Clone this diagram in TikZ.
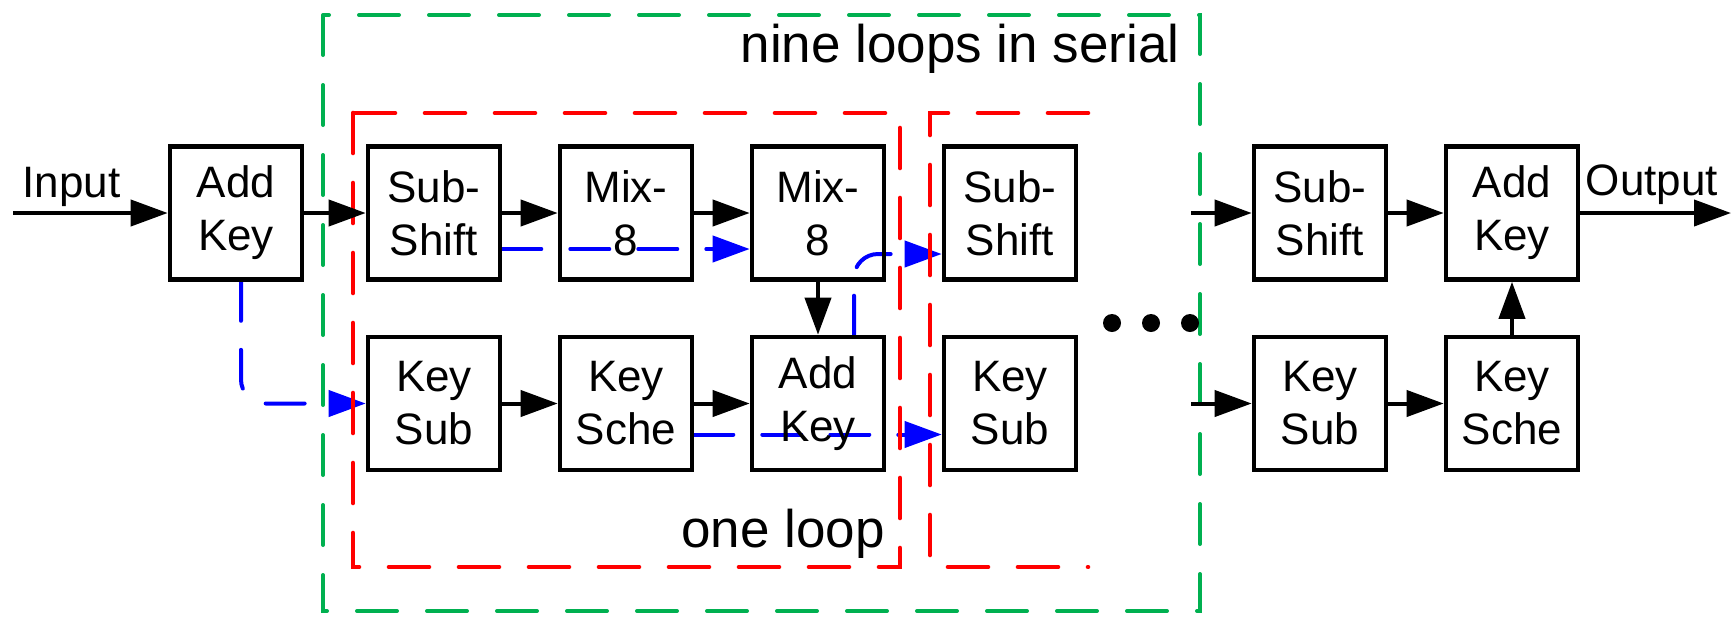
---
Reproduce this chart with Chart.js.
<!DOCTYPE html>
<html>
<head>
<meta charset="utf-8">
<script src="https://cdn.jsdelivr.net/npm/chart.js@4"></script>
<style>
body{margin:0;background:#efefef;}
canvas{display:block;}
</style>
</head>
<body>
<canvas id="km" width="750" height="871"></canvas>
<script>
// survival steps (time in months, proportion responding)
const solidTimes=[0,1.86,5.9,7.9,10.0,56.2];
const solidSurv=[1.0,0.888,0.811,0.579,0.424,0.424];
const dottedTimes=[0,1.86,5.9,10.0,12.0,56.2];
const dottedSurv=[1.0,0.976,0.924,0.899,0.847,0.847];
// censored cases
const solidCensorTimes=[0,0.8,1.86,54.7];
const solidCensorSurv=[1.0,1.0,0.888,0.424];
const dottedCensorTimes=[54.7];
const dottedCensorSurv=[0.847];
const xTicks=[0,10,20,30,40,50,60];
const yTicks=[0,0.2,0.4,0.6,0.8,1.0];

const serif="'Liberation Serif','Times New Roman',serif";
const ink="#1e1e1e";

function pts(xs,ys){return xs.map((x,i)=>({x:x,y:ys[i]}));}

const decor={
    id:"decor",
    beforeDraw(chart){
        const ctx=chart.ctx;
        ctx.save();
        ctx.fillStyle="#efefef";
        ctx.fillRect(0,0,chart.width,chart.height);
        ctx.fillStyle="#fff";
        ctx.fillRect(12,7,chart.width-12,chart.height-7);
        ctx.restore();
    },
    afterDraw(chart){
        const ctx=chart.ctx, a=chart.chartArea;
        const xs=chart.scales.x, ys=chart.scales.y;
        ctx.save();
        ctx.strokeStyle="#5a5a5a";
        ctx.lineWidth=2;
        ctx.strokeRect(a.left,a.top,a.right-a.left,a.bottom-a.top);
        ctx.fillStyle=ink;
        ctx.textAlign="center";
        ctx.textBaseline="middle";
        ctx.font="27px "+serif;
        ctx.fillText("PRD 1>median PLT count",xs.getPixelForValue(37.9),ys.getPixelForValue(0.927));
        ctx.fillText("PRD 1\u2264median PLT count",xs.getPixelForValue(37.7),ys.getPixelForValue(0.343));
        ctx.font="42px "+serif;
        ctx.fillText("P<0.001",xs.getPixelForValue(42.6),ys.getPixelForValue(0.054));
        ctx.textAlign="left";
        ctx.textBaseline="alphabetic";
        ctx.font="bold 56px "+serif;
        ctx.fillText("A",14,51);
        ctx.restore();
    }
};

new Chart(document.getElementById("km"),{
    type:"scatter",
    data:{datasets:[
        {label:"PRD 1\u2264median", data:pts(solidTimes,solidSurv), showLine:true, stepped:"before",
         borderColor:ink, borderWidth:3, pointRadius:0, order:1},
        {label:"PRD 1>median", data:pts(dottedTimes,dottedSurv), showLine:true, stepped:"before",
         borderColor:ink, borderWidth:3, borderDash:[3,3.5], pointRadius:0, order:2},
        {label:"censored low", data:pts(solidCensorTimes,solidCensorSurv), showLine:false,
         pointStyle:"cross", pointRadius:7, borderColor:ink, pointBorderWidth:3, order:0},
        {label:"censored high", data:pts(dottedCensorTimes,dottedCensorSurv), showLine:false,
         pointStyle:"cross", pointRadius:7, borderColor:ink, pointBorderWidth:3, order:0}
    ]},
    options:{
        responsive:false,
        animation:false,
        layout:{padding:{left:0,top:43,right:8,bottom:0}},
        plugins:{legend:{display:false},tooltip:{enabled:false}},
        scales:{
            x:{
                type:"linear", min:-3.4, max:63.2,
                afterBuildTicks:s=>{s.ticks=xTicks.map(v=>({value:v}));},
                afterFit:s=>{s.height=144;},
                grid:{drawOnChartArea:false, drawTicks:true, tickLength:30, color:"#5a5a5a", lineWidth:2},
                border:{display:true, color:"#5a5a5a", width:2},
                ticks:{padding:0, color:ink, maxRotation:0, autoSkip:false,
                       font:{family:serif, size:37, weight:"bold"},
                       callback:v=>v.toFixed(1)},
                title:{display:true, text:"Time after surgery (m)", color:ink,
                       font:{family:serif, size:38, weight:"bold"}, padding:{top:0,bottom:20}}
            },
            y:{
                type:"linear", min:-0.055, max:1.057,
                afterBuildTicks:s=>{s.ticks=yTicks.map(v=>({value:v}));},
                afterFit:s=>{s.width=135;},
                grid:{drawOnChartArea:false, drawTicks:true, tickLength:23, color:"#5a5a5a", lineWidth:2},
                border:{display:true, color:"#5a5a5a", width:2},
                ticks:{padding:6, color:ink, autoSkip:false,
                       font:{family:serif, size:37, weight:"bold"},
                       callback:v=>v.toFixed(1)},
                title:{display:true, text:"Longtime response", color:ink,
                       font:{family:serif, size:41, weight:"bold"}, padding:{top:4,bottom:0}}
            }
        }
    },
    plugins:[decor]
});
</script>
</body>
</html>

- [What the task asks]:
Return exactly, and only, the lines from the one containing "Reproduce this chart with Chart.js." down to the one containing "const yTicks=[0,0.2,0.4,0.6,0.8,1.0];", with both of those lines included.

- [Output for this exercise]:
Reproduce this chart with Chart.js.
<!DOCTYPE html>
<html>
<head>
<meta charset="utf-8">
<script src="https://cdn.jsdelivr.net/npm/chart.js@4"></script>
<style>
body{margin:0;background:#efefef;}
canvas{display:block;}
</style>
</head>
<body>
<canvas id="km" width="750" height="871"></canvas>
<script>
// survival steps (time in months, proportion responding)
const solidTimes=[0,1.86,5.9,7.9,10.0,56.2];
const solidSurv=[1.0,0.888,0.811,0.579,0.424,0.424];
const dottedTimes=[0,1.86,5.9,10.0,12.0,56.2];
const dottedSurv=[1.0,0.976,0.924,0.899,0.847,0.847];
// censored cases
const solidCensorTimes=[0,0.8,1.86,54.7];
const solidCensorSurv=[1.0,1.0,0.888,0.424];
const dottedCensorTimes=[54.7];
const dottedCensorSurv=[0.847];
const xTicks=[0,10,20,30,40,50,60];
const yTicks=[0,0.2,0.4,0.6,0.8,1.0];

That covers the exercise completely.